Одновременно я лихорадочно соображал, надо ли жечь ногти, и будут ли эти ногти гореть. В конце концов я поставил свечу на блюдце и стал кидать на пламя обрезок за обрезком, в надежде, что то, что не сгорит, погибнет в горячем воске.
— ОРА ПРО НОБИС!
— Ты просил себе сокровищ у безжалостных чудовищ, заклинающих слова, и в минуту роковую взяли плату дорогую, взяли всё, чем жизнь жива.
Я почувствовал, что Кума струхнула. Чёрный ветер дул откуда-то из глубин стихотворения; нарастающим сквозняком дула неразумная и победоносная сила сродни той (не более разумной и не менее безжалостной), что движет временами года, прозябанием растений, жизнью и смертью.
— Не жалей о ласках милой. Ты владеешь высшей силой, высшей властью облечён. Что живым сердцам отрада, сердцу мертвому не надо.
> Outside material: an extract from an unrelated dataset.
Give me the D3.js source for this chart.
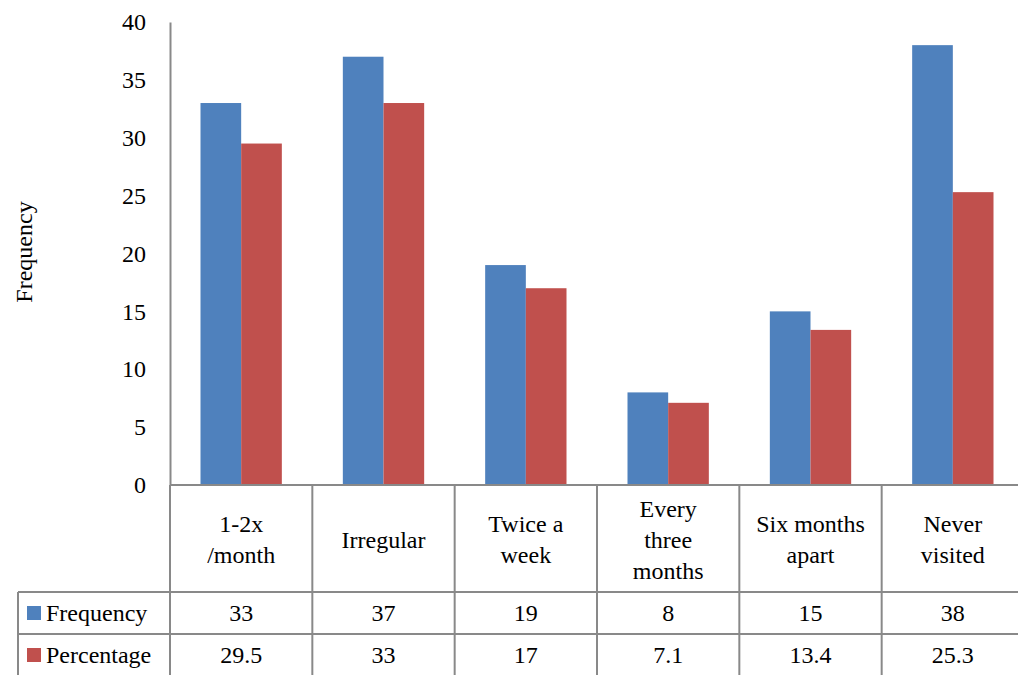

Плачь не плачь, ты обречён.
— ОРА ПРО НОБИС!
Когда у Кумы забрезжило в голове, и она не то что стала понимать, но скорее воочию увидела, каких чудовищ мы будим, «ора про нобис» в её исполнении наполнилось прежним, своим собственным, смыслом, зазвучав приглушённо, испуганно, покаянно. Я не спросил, кого и почему мы портим; теперь, возможно, она сама задавала себе эти вопросы, особенно «почему», от страха расплывавшееся в «а стоило ли». И без того искажённое полутьмой, её лицо набрякло и почернело, глаза исчезли, словно стыдясь глядеть на то, что осмелилась вызвать воля — но всё же эта воля торжествовала, не могла не торжествовать, преисполняясь радостью от сделанного. Я тоже был уверен, что порча удалась на славу.
— А как там девчонка? — спросил я, задувая свечу.
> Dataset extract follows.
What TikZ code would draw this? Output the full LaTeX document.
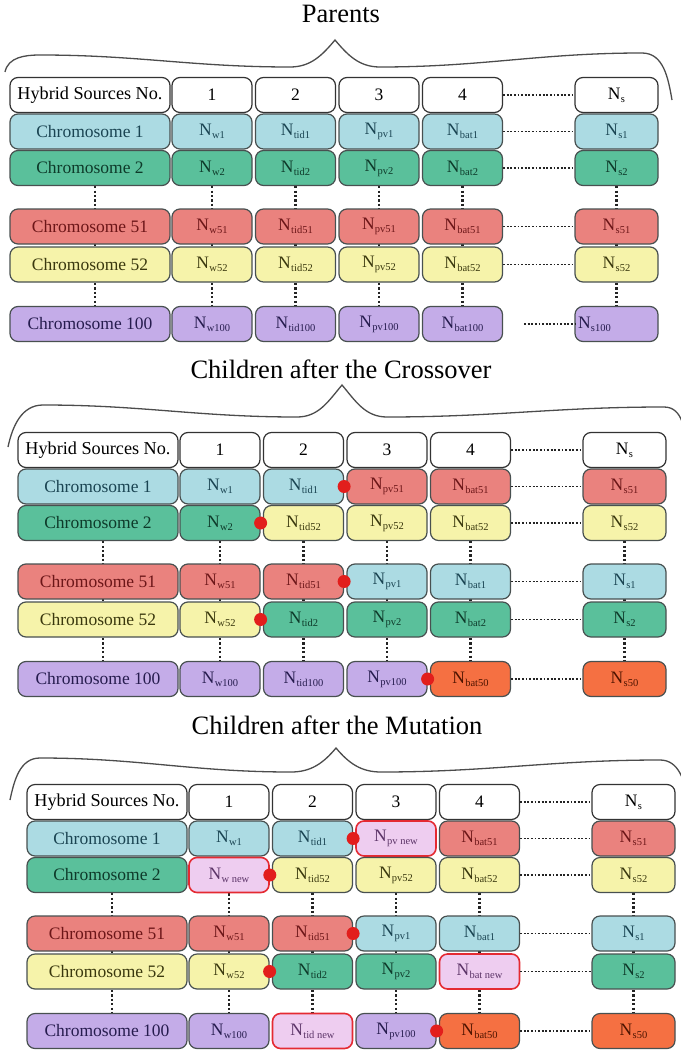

— Кто? — не сразу поняла Кума. Она ринулась включить свет (спасибо китайцам за электростанцию) и теперь облегчённо моргала на райски засиявшую лампочку. — А, эта… Лежит, чего ей. Марфа приглядит.
— Что с ней будет?
— Ну что, что. — Кума облачилась в светлый грязный плащ. — В ДК заберут.
— Для каких надобностей?
— В экспонаты.
Я ничего не сказал, но она разозлилась, разволновалась.
— Знаешь кличку ейную? Спичка. А почему? А потому что любимая забава была — спички в глаза втыкать. Людям, зверям — кому попало, понял? Воткнёт, значит, и отпускает — беги, родненький. Ты хоть знаешь, мы сколько копили, чтобы снайперу отбашляться? А лекарство у китайцев покупать, колоть её, чтоб не сдохла?
Воительница, мстительница и фурия преобразилась в обычную тётку, всегда готовую ныть, ныть и ныть.